I took my three little boys shopping at the Co-op two days before Christmas and got many, many looks of sympathy mixed with envy. We made a mad spectacle that reminded people how much fun holidays can be when children are a part of the celebration. Nobody was whining, no one had a runny nose, and I had washed my hair that morning so we looked like a family that had figured out how to function on too little sleep and too many interruptions.
The middle aged woman ahead of me in the checkout line seemed far, far away from the pandemonium surrounding her. Her items were few and included a bottle of nice wine, a custard pie, and a box of frozen artichoke puff pastry appetizer things.

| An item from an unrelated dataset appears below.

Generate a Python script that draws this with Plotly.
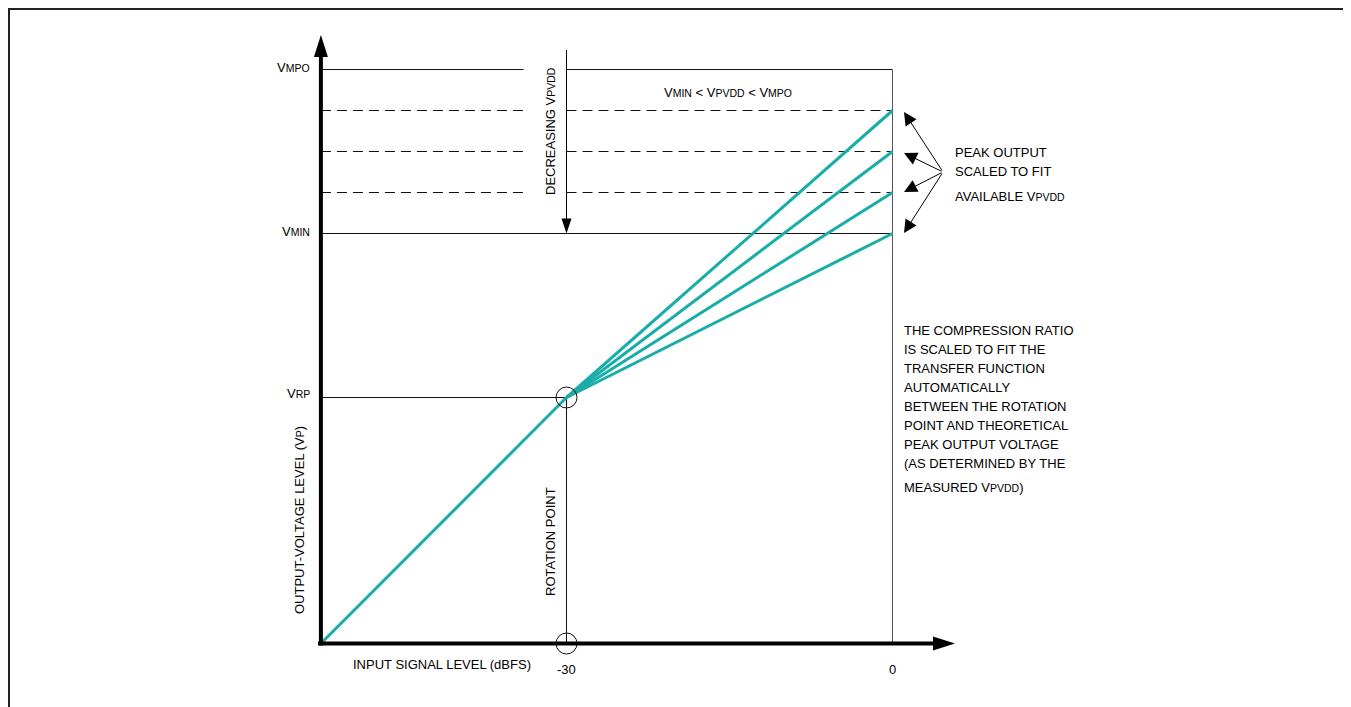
import plotly.graph_objects as go

# ---------------- data (schematic values) ----------------
input_origin_x = -52.6          # dBFS at the axes origin (schematic)
rotation_x = -30                # rotation point input level (dBFS)
full_scale_x = 0                # full-scale input (dBFS)
v_rp = 6                        # rotation-point output level
v_min = 10                      # V_MIN
v_pvdd_levels = [11, 12, 13]    # intermediate V_PVDD levels (dashed)
v_mpo = 14                      # V_MPO
peak_outputs = [10, 11, 12, 13] # peak output at 0 dBFS for each V_PVDD
x_tick_values = [-30, 0]
x_tick_labels = ["-30", "0"]

# ---------------- layout helpers (page pixel -> data) ----------------
OFF = 8                      # page body margin
W, H = 1351 - OFF, 707 - OFF
XPU = 326 / 30.0             # pixels per dBFS
YPU = 41.0                   # pixels per output unit
X30 = 566.5                  # page x of -30 dBFS
Y0 = 643.5                   # page y of zero output
def xd(px): return rotation_x + (px - X30) / XPU
def yd(py): return (Y0 - py) / YPU

FONT = "Liberation Sans, Arial, sans-serif"
TEAL = "#19ADA9"
INK = "#111111"
FS = 13

def sub(t):
    return '<span style="font-size:10.5px">%s</span>' % t

fig = go.Figure()

def seg(x, y, color=INK, width=1, dash="solid"):
    fig.add_trace(go.Scatter(x=x, y=y, mode="lines", hoverinfo="skip", showlegend=False,
                             line=dict(color=color, width=width, dash=dash)))

gap_l, gap_r = xd(523.5), rotation_x
# V_MPO (solid, with gap for the arrow label)
seg([input_origin_x, gap_l], [v_mpo, v_mpo])
seg([gap_r, full_scale_x], [v_mpo, v_mpo])
# dashed V_PVDD levels
for lv in v_pvdd_levels:
    seg([input_origin_x, gap_l], [lv, lv], dash="10px,6px")
    seg([gap_r, full_scale_x], [lv, lv], dash="10px,6px")
# V_MIN
seg([input_origin_x, full_scale_x], [v_min, v_min])
# V_RP
seg([input_origin_x, rotation_x], [v_rp, v_rp])
# verticals
seg([rotation_x, rotation_x], [0, v_rp])
seg([full_scale_x, full_scale_x], [0, v_mpo], color="#555555")
# decreasing-V_PVDD arrow shaft
seg([gap_r, gap_r], [yd(50), v_min + 14 / YPU], color="#000000")

# transfer functions
seg([input_origin_x, rotation_x], [0, v_rp], color=TEAL, width=3)
for p in peak_outputs:
    seg([rotation_x, full_scale_x], [v_rp, p], color=TEAL, width=3)

# thick axes
seg([input_origin_x, input_origin_x], [yd(645.5), yd(56)], color="#000000", width=4)
seg([xd(318), xd(934)], [0, 0], color="#000000", width=4)

# rotation point circles
fig.add_trace(go.Scatter(x=[rotation_x, rotation_x], y=[v_rp, 0], mode="markers",
                         hoverinfo="skip", showlegend=False,
                         marker=dict(symbol="circle-open", size=21,
                                     line=dict(color=INK, width=1), color=INK)))

ann = []
def arrow(x, y, ax, ay, width=1, size=1.0, head=2):
    ann.append(dict(x=x, y=y, ax=ax, ay=ay, xref="x", yref="y", axref="x", ayref="y",
                    text="", showarrow=True, arrowhead=head, arrowwidth=width,
                    arrowsize=size, arrowcolor="#000000", standoff=0, startstandoff=0))

def text(x, y, t, xa="center", ya="middle", angle=0, size=FS):
    ann.append(dict(x=x, y=y, xref="x", yref="y", text=t, showarrow=False,
                    xanchor=xa, yanchor=ya, textangle=angle,
                    font=dict(family=FONT, size=size, color="#000000")))

# peak output arrows
hub_x, hub_y = xd(943), yd(172)
for py in [112, 153, 192, 233]:
    arrow(xd(904), yd(py), hub_x, hub_y, width=1, size=2.6)

# labels
text(xd(312), yd(67), "V" + sub("MPO"), xa="right")
text(xd(312), yd(231), "V" + sub("MIN"), xa="right")
text(xd(312), yd(393), "V" + sub("RP"), xa="right")
text(xd(728), yd(92), "V" + sub("MIN") + " &lt; V" + sub("PVDD") + " &lt; V" + sub("MPO"))
text(xd(550), yd(131), "DECREASING V" + sub("PVDD"), angle=-90)
text(xd(550), yd(542), "ROTATION POINT", angle=-90)
text(xd(299), yd(520), "OUTPUT-VOLTAGE LEVEL (V" + sub("P") + ")", angle=-90)
text(xd(442), yd(664), "INPUT SIGNAL LEVEL (dBFS)")
for v, lab in zip(x_tick_values, x_tick_labels):
    text(v, yd(669), lab)

for py, t in [(152, "PEAK OUTPUT"), (171, "SCALED TO FIT"), (196, "AVAILABLE V" + sub("PVDD"))]:
    text(xd(953), yd(py), t, xa="left")

comp_lines = ["THE COMPRESSION RATIO", "IS SCALED TO FIT THE", "TRANSFER FUNCTION",
              "AUTOMATICALLY", "BETWEEN THE ROTATION", "POINT AND THEORETICAL",
              "PEAK OUTPUT VOLTAGE", "(AS DETERMINED BY THE", "MEASURED V" + sub("PVDD") + ")"]
comp_y = [330, 349, 368, 387, 406, 425, 444, 463, 487]
for py, t in zip(comp_y, comp_lines):
    text(xd(902), yd(py), t, xa="left")

def head(xa, ya, path):
    return dict(type="path", xref="x", yref="y", xsizemode="pixel", ysizemode="pixel",
                xanchor=xa, yanchor=ya, path=path, fillcolor="#000000",
                line=dict(width=0), layer="above")

shapes = [
    # y-axis arrowhead (tip up)
    head(input_origin_x, yd(35), "M0,0 L-7,-22 L7,-22 Z"),
    # x-axis arrowhead (tip right)
    head(xd(955), 0, "M0,0 L-22,7 L-22,-7 Z"),
    # decreasing arrow head (tip down)
    head(gap_r, v_min, "M0,0 L-5,15 L5,15 Z"),
    # outer frame
    dict(type="rect", xref="paper", yref="paper",
         x0=1 / W, x1=(1347 - OFF) / W, y0=-0.02, y1=1 - 1 / H,
         line=dict(color="#222222", width=2)),
]

fig.update_layout(
    width=W, height=H, margin=dict(l=0, r=0, t=0, b=0),
    paper_bgcolor="white", plot_bgcolor="white",
    xaxis=dict(range=[xd(OFF), xd(OFF + W)], visible=False, fixedrange=True),
    yaxis=dict(range=[yd(OFF + H), yd(OFF)], visible=False, fixedrange=True),
    annotations=ann,
    shapes=shapes,
)

fig.write_html("out.html")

The expensive, organic kind.
The look she gave me was different than the ones I’d gotten used to, the ones that made me feel like the luckiest woman in the world. It wasn’t a mean look; she didn’t give off an obvious aura of disapproval for all things having to do with children. It was more a look of relief not to be in my shoes this holiday. And suddenly, I was the one envying her. Her quiet holiday became as real to me as the muffin crumbs sprinkled in my coat pocket: sleeping until whenever she awoke, warming up her artichoke appetizers in the microwave, pouring an early glass of good pinot, reading Jane Austen while snow fell calmly out her window, later in the day taking her trusty Labrador—named Justin or Spencer—for a long walk in the deepening dusk.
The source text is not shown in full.